Mr Mateschitz speaks with near-perfect English and has pearly-white teeth. There is good reason for this.

As a student in Vienna, he studied world trade and commerce before being hired as international marketing director of Blendax, a German toothpaste manufacturer now owned by Procter & Gamble. He was essentially a toothpaste salesman and he travelled the world.

It was on one of his business trips that Mr Mateschitz came across an energy drink called Krating Daeng, Thai for "Red Bull". Mr Mateschitz became its biggest fan after finding it reduced the effect of jet lag. He convinced Chaleo Yoovidhya, its manufacturer, to go into partnership with him. Red Bull GmbH was born.

Mr Mateschitz owns a 49 per cent stake in Red Bull, with the majority in the hands of Mr Yoovidhya and his son. In its first year, a million cans were sold; last year, four billion. It gave Red Bull record revenue of €3.8bn (£3.3bn) in 2010, up 15.8 per cent on the previous year. It is so big indeed that its investment in F1, one of the world's most expensive sports, is a drop in the ocean.

"The total marketing investment for Red Bull is 10 times as much as in F1," Mr Mateschitz says. To give an indication of its total budget, according to company accounts it has invested £422m in Red Bull Racing since buying the then-struggling team from Ford at the end of 2004.

When Red Bull bought Jaguar for $1 in November 2004, there were concerns that the company was not getting involved with F1 to win races but simply to promote its products. It soon proved that it would put its money where its mouth is.

In 2005, its first full year as an owner, Red Bull poured £58.3m into the team but, according to its latest accounts, in 2009 the investment nearly doubled to £106.8m as the drinks company fuelled its championship campaign. To maximise lead time, development work on F1 cars is done the year before they are introduced and in 2009 Red Bull's spending on research and development increased 18.8 per cent to £57.2m.

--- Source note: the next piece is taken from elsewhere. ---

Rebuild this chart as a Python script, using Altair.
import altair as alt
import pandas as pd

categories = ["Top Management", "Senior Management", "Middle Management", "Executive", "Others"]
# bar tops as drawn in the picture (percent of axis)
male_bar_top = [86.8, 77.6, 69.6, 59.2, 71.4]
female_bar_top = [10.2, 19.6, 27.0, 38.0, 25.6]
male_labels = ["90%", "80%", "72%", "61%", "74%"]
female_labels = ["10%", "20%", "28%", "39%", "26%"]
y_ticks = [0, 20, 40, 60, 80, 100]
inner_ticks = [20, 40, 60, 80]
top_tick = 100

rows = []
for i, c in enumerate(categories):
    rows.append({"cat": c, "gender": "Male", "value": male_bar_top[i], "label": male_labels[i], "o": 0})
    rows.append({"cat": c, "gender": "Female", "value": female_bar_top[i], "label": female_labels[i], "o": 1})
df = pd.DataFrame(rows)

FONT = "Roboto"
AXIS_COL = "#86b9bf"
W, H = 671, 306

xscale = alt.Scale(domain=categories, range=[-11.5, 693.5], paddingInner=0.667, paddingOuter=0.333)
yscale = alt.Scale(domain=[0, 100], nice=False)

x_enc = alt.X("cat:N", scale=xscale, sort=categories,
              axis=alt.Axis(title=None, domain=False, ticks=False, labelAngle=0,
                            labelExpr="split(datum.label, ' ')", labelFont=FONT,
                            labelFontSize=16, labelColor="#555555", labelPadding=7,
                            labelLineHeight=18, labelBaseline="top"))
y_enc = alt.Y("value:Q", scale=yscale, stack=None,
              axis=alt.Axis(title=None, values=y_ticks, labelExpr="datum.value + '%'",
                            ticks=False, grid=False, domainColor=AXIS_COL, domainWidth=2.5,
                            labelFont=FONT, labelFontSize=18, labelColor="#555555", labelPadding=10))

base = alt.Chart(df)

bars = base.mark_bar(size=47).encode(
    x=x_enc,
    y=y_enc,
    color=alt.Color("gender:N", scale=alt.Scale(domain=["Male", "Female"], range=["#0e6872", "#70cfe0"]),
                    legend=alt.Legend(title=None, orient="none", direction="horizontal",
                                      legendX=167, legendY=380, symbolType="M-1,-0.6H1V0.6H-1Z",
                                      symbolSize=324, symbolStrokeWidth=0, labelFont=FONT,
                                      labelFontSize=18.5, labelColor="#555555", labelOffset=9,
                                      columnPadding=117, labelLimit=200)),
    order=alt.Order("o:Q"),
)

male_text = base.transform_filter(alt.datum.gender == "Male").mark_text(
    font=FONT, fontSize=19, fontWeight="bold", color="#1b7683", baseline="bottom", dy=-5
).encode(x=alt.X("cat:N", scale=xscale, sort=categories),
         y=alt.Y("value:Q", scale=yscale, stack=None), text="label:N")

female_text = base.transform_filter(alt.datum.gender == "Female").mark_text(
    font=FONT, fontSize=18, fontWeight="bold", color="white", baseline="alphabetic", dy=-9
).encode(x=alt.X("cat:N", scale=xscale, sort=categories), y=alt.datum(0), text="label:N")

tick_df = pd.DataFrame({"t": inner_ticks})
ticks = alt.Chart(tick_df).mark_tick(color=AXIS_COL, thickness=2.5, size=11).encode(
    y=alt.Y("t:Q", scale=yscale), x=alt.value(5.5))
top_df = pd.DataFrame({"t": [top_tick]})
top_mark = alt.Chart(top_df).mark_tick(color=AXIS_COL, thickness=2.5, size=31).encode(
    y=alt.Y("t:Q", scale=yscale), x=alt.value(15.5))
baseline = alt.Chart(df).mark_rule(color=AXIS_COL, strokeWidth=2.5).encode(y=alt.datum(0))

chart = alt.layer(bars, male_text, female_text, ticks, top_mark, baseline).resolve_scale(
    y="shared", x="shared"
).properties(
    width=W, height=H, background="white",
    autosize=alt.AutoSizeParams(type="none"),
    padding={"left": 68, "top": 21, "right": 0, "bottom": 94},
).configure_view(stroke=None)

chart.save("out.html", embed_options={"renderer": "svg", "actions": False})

Mr Mateschitz says that Red Bull has "no medium- or long-term business plans" in F1 except staying at the top for as long as possible. He puts the team's success down to its staff. "We recruited the best and most professional people for all key positions." Red Bull Racing has 592 staff but four of them have played a bigger part than the others in the team's success.

Team principal Christian Horner was one of the first key recruits and, as F1's youngest team principal, he suited Red Bull's youthful attitude. He was followed by Adrian Newey, the most successful designer in F1, who has a salary of about £6.5m. Vettel is believed to be paid £10.4m with his partner, Mark Webber, getting around £3.9m.

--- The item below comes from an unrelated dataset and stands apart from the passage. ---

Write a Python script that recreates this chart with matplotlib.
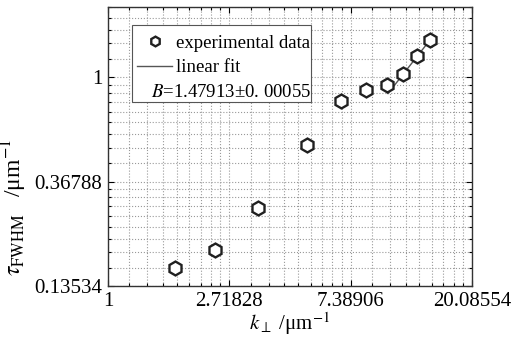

Mr Mateschitz says it is hard to offset the team's costs by increasing sponsorship due to the prominence of Red Bull's logos. Red Bull Racing has 13 on-car sponsors, including oil company Total and car brand Infiniti, but they provide only around 24.5 per cent of its £160.8m revenue. The team lacks a title sponsor and Mr Mateschitz says it is "difficult to find one due to the strength of the Red Bull brand". Its prominence is where the real value lies.

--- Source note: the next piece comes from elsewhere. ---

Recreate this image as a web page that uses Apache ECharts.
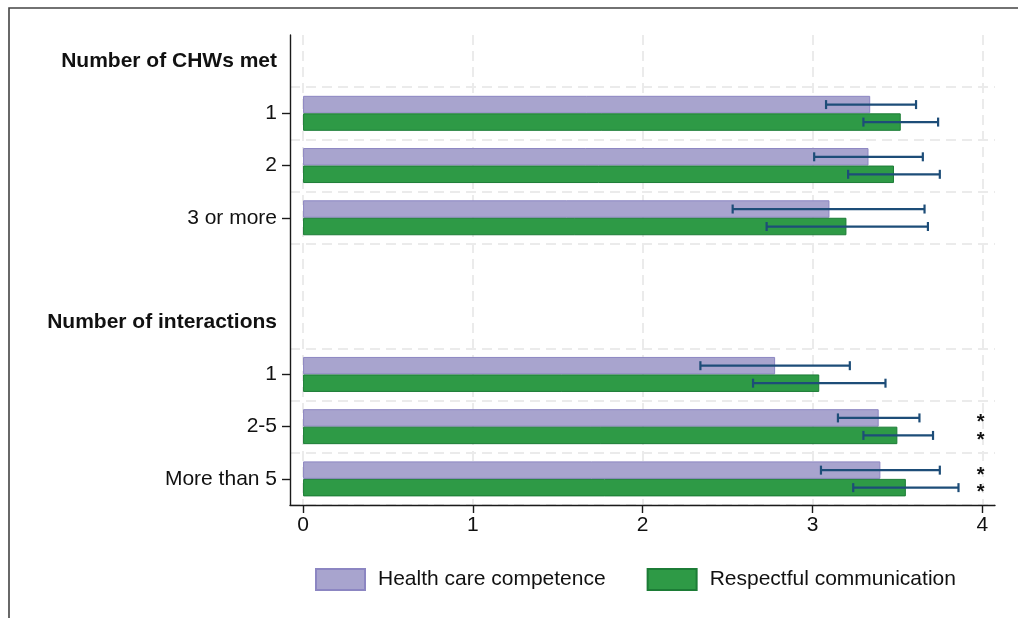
<!DOCTYPE html>
<html>
<head>
<meta charset="utf-8">
<script src="https://cdn.jsdelivr.net/npm/echarts@6/dist/echarts.min.js"></script>
<style>
  html, body { margin: 0; padding: 0; background: #fff; }
  #chart { width: 1018px; height: 618px; }
</style>
</head>
<body>
<div id="chart"></div>
<script>
// categories, top to bottom (headers and a blank spacer row included)
var categories = ['Number of CHWs met', '1', '2', '3 or more', '', 'Number of interactions', '1', '2-5', 'More than 5'];
var headerRows = [0, 5];
var tickRows = [1, 2, 3, 6, 7, 8];
var gridRows = [1, 2, 3, 4, 6, 7, 8];

// Health care competence
var health   = [null, 3.34, 3.33, 3.10, null, null, 2.78, 3.39, 3.40];
var healthLo = [null, 3.08, 3.01, 2.53, null, null, 2.34, 3.15, 3.05];
var healthHi = [null, 3.61, 3.65, 3.66, null, null, 3.22, 3.63, 3.75];
var healthSig = [0, 0, 0, 0, 0, 0, 0, 1, 1];

// Respectful communication
var resp   = [null, 3.52, 3.48, 3.20, null, null, 3.04, 3.50, 3.55];
var respLo = [null, 3.30, 3.21, 2.73, null, null, 2.65, 3.30, 3.24];
var respHi = [null, 3.74, 3.75, 3.68, null, null, 3.43, 3.71, 3.86];
var respSig = [0, 0, 0, 0, 0, 0, 0, 1, 1];

var xTicks = [0, 1, 2, 3, 4];

var FONT = "'Liberation Sans', Arial, Helvetica, sans-serif";
var GAP = 0.33;

// error bars: [category, low, high, seriesIndex]
var errData = [];
var sigData = [];
for (var i = 0; i < categories.length; i++) {
  if (health[i] != null) errData.push([i, healthLo[i], healthHi[i], 0]);
  if (resp[i] != null) errData.push([i, respLo[i], respHi[i], 1]);
  if (healthSig[i]) sigData.push([i, 0]);
  if (respSig[i]) sigData.push([i, 1]);
}

function barOffset(api, s) {
  var band = api.size([0, 1])[1];
  var bw = band * (1 - GAP) / 2;
  return (s === 0 ? -0.5 : 0.5) * bw;
}

function renderErr(params, api) {
  var cat = api.value(0), s = api.value(3);
  var p1 = api.coord([api.value(1), cat]);
  var p2 = api.coord([api.value(2), cat]);
  var y = p1[1] + barOffset(api, s);
  var cap = 4.5;
  var st = { stroke: '#1d4d78', lineWidth: 2.2 };
  return {
    type: 'group',
    children: [
      { type: 'line', shape: { x1: p1[0], y1: y, x2: p2[0], y2: y }, style: st },
      { type: 'line', shape: { x1: p1[0], y1: y - cap, x2: p1[0], y2: y + cap }, style: st },
      { type: 'line', shape: { x1: p2[0], y1: y - cap, x2: p2[0], y2: y + cap }, style: st }
    ]
  };
}

function renderSig(params, api) {
  var cat = api.value(0), s = api.value(1);
  var p = api.coord([3.99, cat]);
  return {
    type: 'text',
    x: p[0],
    y: p[1] + barOffset(api, s) + 5,
    style: { text: '*', fill: '#111', font: 'bold 20px ' + FONT, align: 'center', verticalAlign: 'middle' }
  };
}

var dash = { color: '#ebebeb', width: 2, type: [10, 6] };

var option = {
  animation: false,
  backgroundColor: '#fff',
  textStyle: { fontFamily: FONT },
  graphic: [{
    type: 'rect',
    shape: { x: 9, y: 8, width: 1100, height: 700 },
    style: { fill: 'none', stroke: '#444', lineWidth: 1.6 },
    silent: true
  }],
  grid: { left: 290, right: 23, top: 35, bottom: 113 },
  legend: {
    left: 310, top: 563,
    itemWidth: 49, itemHeight: 21, itemGap: 41,
    icon: 'rect',
    textStyle: { fontSize: 21, color: '#111', fontFamily: FONT, padding: [0, 0, 0, 8] },
    data: ['Health care competence', 'Respectful communication']
  },
  xAxis: {
    type: 'value',
    min: -0.077, max: 4.075,
    axisLine: { show: true, onZero: false, lineStyle: { color: '#1a1a1a', width: 1.4 } },
    axisTick: { show: true, length: 8, customValues: xTicks, lineStyle: { color: '#1a1a1a', width: 1.4 } },
    axisLabel: { customValues: xTicks, margin: 10, fontSize: 21, color: '#111', fontFamily: FONT },
    splitLine: { show: true, lineStyle: dash }
  },
  yAxis: {
    type: 'category',
    inverse: true,
    data: categories,
    axisLine: { show: true, onZero: false, lineStyle: { color: '#1a1a1a', width: 1.4 } },
    axisTick: {
      show: true, length: 8, alignWithLabel: true,
      interval: function (idx) { return tickRows.indexOf(idx) >= 0; },
      lineStyle: { color: '#1a1a1a', width: 1.4 }
    },
    axisLabel: {
      interval: 0, margin: 13, fontSize: 21, color: '#111', fontFamily: FONT,
      formatter: function (v, idx) {
        return headerRows.indexOf(idx) >= 0 ? '{h|' + v + '}' : v;
      },
      rich: { h: { fontWeight: 'bold', fontSize: 21, color: '#111', fontFamily: FONT } }
    },
    splitLine: {
      show: true,
      interval: function (idx) { return gridRows.indexOf(idx) >= 0; },
      lineStyle: dash
    }
  },
  series: [
    {
      name: 'Health care competence', type: 'bar',
      data: health, barGap: '0%', barCategoryGap: (GAP * 100) + '%',
      itemStyle: { color: '#a8a4ce', borderColor: '#8c86c2', borderWidth: 1 }
    },
    {
      name: 'Respectful communication', type: 'bar',
      data: resp, barGap: '0%', barCategoryGap: (GAP * 100) + '%',
      itemStyle: { color: '#2e9a46', borderColor: '#1c7c36', borderWidth: 1 }
    },
    {
      type: 'custom', renderItem: renderErr, data: errData,
      encode: { x: [1, 2], y: 0 }, clip: false, z: 5, silent: true
    },
    {
      type: 'custom', renderItem: renderSig, data: sigData,
      encode: { y: 0 }, clip: false, z: 5, silent: true
    }
  ]
};

var chart = echarts.init(document.getElementById('chart'));
chart.setOption(option);
</script>
</body>
</html>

"The return on investment is the marketing value, which depends on the race performance and results," Mr Mateschitz says. Red Bull has the most visible logos on the livery of both of its teams, and the on-track success of Red Bull Racing has made it the most exposed brand in F1 for the past two years. Red Bull's Advertising Value Equivalency – the price it would have to pay to buy a similar amount of on-screen exposure – came to an estimated £144m in 2009 and £232m in 2010, when it received almost a quarter of the total received by all the teams. It has already got exposure worth an estimated £115m in 2011, so over the past three years alone this has more than offset the cost of Red Bull's investment in F1.

But Red Bull has not been so successful across the Pond. Its Nascar stock-car racing team has struggled since joining the series in 2007 and in June it was reported that Red Bull will pull out at the end of this year. Mr Mateschitz says "this decision is not yet final but we had numerous reasons to re-analyse our involvement".

He also dashes rumours that Red Bull will sponsor the United States Grand Prix when it returns to F1's calendar next year. "As a matter of principle we are not in F1 as sponsors but are represented with our two teams."

Mr Mateschitz acknowledges Red Bull's achievement in F1 and says his advice to prospective team owners is to "think twice, then maybe look for something easier". Given how hard it would be to repeat Red Bull's success, this makes a lot of sense.